Dr. Wolf served as Chair of the Association of Computing Machinery (ACM) Special Interest Group on Software Engineering (SIGSOFT). He is currently a member of the ACM Council, the governing body of the 65000-member organization, and an ACM Distinguished Speaker. Dr. Wolf serves on the editorial board of the IEEE Transactions on Software Engineering, and previously served on the editorial board of the ACM Transactions on Software Engineering and Methodology.
Dr. Wolf is a Fellow of the ACM and holder of a UK Royal Society-Wolfson Research Merit Award.
Towards trustworthy ICT service infrastructures
Jacques Bus - Head of Unit, - Security (ICT Programme) DG Information Society and Media, European Commission
July 3rd, 2008
The rapid growth and evolution of ICT is creating a globally pervasive environment and a world where end-users are able to exploit services anywhere, anytime and on any device. Every day new, innovative services and service models appear. Many of these new services are dynamically created through customisation and composition of existing ones within integration frameworks which provide their discovery, management and provision.
Future ICT service systems will be at least one level of magnitude more complex and larger than today's ones, more dynamically evolving and necessitating coordination of multiple intervening organisations. Furthermore, the functioning of future software systems will be based on loosely coupled components: groups of different software components that function independently will be assembled dynamically, at run-time, to provide the requested services. The move towards dynamically networked end-to-end services with control spanning across multiple, independent networked domains, affects the predictability and trustworthiness of their execution.
In the future Internet we must have built-in trustworthiness, security and reliability of services and applications delivered to the users. It is therefore essential to consider frameworks and architectures that can handle these functionalities in scalable and dynamically evolving environments.
In such environments we need to address fundamental issues like:
These and possibly many others are some of the challenges that will have to be addressed for designing and building future trustworthy and privacy-protecting ICT service infrastructures. Dealing with these challenges, would require bringing together inter-disciplinary research constituencies from computer science (security, dependability and trust, software, services, communications and computing), socio-economic sciences and end users. The FP7-ICT Work programme for 2009-2010, actually under preparation, will provide concrete opportunities for such multi-disciplinary approach.
- How to guarantee their security? How should secure software engineering approaches evolve to accommodate both security and dependability in such environments and the ability to assess, enforce and manage the end-to-end runtime system security properties?
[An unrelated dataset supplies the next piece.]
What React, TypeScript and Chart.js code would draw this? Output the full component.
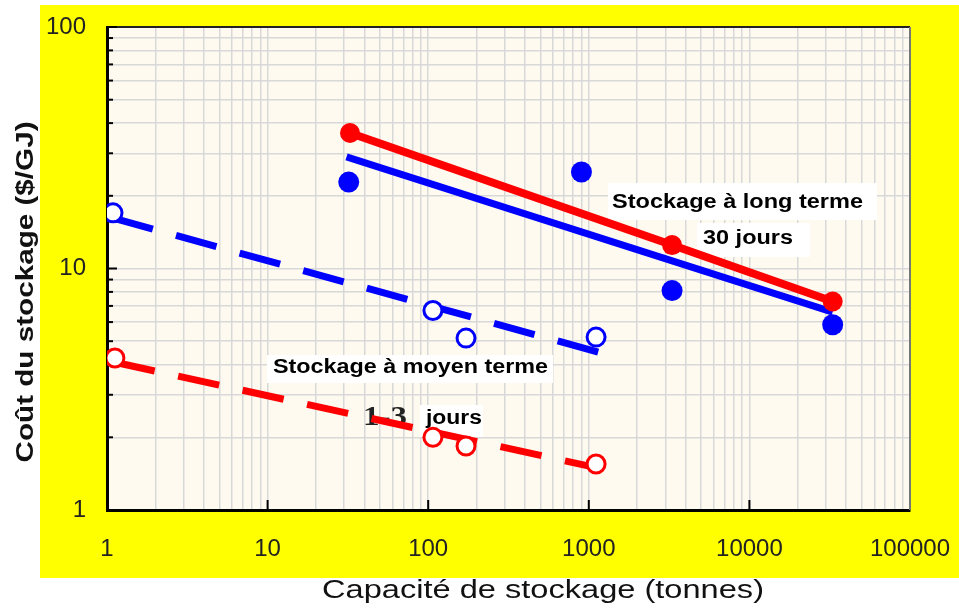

How to distinguish between legitimate and malicious event triggered service instantiations?
- What about trust architectures, trust models and trusted relations between actors and users intervening in such environments, where event distribution is dynamically spanning several trusted and sometimes un-trusted domains and organisations?
- How to convey the notion of trustworthiness of such environments to the end-users?
Jacques Bus studied Mathematics at the University of Amsterdam and obtained his PhD with a thesis in Numerical Mathematics. He worked as a researcher at CWI (Amsterdam) for 15 years. In 1988 he joined the European Commission services in the Unit for Computer Integrated Manufacturing in the Esprit programme. Since then he has been responsible for programme wide operational and organisational affairs in the Esprit and IST programme and for Informatics support in DG Information Society.
From June 2000 till March 2004, Jacques was Head of the Unit Software Technologies and Distributed Systems in the IST programme. From March 2004 he has taken responsibilities for the area of Trust and Security in the ICT Programme, which includes Network and Information System Security, Trustworthy Computing and DRM, Biometrics, Identity management and Critical Information Infrastructure Protection. During 2003 and 2004 he was instrumental in the development of the Security Research Programme that started under FP7 in the EU.
Meeting the Challenges of Mission-Critical Distributed Event-Based Systems with QoS-enabled Middleware and Model Driven Engineering
Douglas C. Schmidt - Vanderbilt University
July 4th, 2008
Mission-critical distributed event-based systems are increasingly characterized by many platforms and operators connected through heterogeneous networks. The networks, operating systems, middleware, and applications that populate these systems must be configured properly to deliver the required quality-of-service (QoS), including low/bounded latency, high scalability, and resilience to malicious attacks and communication failures. Solutions that rely on conventional SOA technologies do not yet support the QoS requirements of mission-critical systems.
This presentation describes how QoS-enabled middleware can meet the performance, scalability, and security requirements of mission-critical distributed event-based systems. The integration of these capabilities is facilitated by Model-Driven Engineering (MDE) tools that greatly enhance developer productivity and overall system quality, while delivering advanced deployment and evolution capabilities to standards-/COTS-based applications and middleware platforms. MDE tools shield developers from the complexities of heterogeneous environments and enable them to program QoS-enabled middleware in terms of their design intent, rather than low-level system details.
Dr. Douglas C. Schmidt is a Professor of Computer Science and Associate Chair of the Computer Science and Engineering program at Vanderbilt University. He has published 9 books and over 400 technical papers that cover a range of research topics, including patterns, optimization techniques, and empirical analyses of software frameworks and domain-specific modeling environments that facilitate the development of distributed real-time and embedded (DRE) middleware and applications running over high-speed networks and embedded system interconnects. In addition to his academic research and government service, Dr. Schmidt has over fifteen years of experience leading the development of ACE, TAO, CIAO, and CoSMIC, which are widely used, open-source DRE middleware frameworks and model-driven tools that contain a rich set of components and domain-specific languages that implement patterns and product-line architectures for high-performance DRE systems.